А все-таки чертовски холодно, даже поднятый воротник шинели не спасает от ветра, видно, наступала настоящая зима. Чтобы хоть немного согреться, до корпусного подъезда Алеша бежал.

В трехэтажном корпусе с длинными от торца до торца коридорами и бесчисленными каморками-комнатками по обе стороны было, кажется, еще холоднее, пахло сыростью. Поднимаясь на этаж, где жил Венька, Алеша столкнулся на лестничной площадке с худеньким, болезненного вида мальчонкой лет шести. Засунув палец в рот, он пресерьезно смотрел, как Алеша подходит к нему, а когда поравнялись, мальчонка вдруг сказал:

— Гадюк…

Алеша опешил: чем он заслужил такое приветствие?

— Гадюк, — снова повторил мальчишка и пошел вниз по лестнице.

Можно было сказать что-нибудь в ответ, можно рассмеяться, но Алеша не сделал ни того, ни другого, он был в явной растерянности.

В каморке Потаповых было как после погрома или когда люди спешат покинуть насиженное гнездо: голые доски кроватей, на полу узлы, обеденный стол задвинут в угол. Мать Веньки, тетя Поля, всегда приветливая, разговорчивая, разбиралась в большом окованном сундуке, на его «здравствуйте» оглянулась, устало откинула волосы со лба, сказала без радости:

— Алеша, ты?
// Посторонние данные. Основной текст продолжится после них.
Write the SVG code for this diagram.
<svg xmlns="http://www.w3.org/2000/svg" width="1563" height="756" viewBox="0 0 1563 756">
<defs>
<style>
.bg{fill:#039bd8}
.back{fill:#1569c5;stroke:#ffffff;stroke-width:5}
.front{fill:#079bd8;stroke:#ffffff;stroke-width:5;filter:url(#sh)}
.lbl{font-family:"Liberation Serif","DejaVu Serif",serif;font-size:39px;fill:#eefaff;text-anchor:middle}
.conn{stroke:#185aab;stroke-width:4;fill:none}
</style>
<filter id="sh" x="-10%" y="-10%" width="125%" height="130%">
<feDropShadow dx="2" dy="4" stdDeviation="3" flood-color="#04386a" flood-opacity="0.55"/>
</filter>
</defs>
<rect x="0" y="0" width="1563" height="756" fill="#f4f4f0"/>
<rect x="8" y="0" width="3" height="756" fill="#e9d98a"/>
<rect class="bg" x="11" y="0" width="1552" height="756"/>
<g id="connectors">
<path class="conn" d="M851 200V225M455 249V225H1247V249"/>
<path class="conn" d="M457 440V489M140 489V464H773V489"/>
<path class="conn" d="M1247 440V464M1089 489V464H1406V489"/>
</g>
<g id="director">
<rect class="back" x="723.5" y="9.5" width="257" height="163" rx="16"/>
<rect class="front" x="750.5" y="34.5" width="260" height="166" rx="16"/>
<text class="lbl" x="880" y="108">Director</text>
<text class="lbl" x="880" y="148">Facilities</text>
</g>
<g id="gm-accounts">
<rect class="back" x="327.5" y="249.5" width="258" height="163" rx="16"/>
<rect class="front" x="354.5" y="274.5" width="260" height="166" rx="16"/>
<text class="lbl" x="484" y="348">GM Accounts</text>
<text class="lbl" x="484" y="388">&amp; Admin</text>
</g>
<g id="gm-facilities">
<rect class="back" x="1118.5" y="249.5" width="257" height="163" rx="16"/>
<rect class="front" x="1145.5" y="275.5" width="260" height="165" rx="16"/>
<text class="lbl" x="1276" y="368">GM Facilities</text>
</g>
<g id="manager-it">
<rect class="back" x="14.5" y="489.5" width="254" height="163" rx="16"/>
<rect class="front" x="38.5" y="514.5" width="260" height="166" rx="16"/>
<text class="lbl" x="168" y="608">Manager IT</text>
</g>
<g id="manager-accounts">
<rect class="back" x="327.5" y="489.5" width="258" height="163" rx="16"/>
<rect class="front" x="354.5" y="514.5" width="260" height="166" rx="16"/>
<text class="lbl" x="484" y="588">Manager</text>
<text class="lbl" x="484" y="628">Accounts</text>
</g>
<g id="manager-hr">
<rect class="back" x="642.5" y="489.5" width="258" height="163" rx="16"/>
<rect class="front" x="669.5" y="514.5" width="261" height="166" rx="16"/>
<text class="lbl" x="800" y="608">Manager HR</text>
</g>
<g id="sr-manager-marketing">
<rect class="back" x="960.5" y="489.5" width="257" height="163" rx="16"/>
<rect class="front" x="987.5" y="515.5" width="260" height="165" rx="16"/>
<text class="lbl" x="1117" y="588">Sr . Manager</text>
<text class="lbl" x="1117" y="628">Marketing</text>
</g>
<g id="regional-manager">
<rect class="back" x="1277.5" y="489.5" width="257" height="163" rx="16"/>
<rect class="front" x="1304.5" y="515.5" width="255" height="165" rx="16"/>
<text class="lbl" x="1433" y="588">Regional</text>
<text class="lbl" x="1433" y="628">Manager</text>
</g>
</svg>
Присаживайся. — И опять занялась делом.

Сам Венька безучастно смотрел в окно, из которого видна была фабричная башня с развевающимся флагом и высокая кирпичная труба без привычного на этот раз дыма. В руках Венька держал половую щетку. Он хмуро спросил:

— Чего пришел?

— Ты что, забыл, о чем договаривались? В кино хотели пойти. Военные киносборники показывают.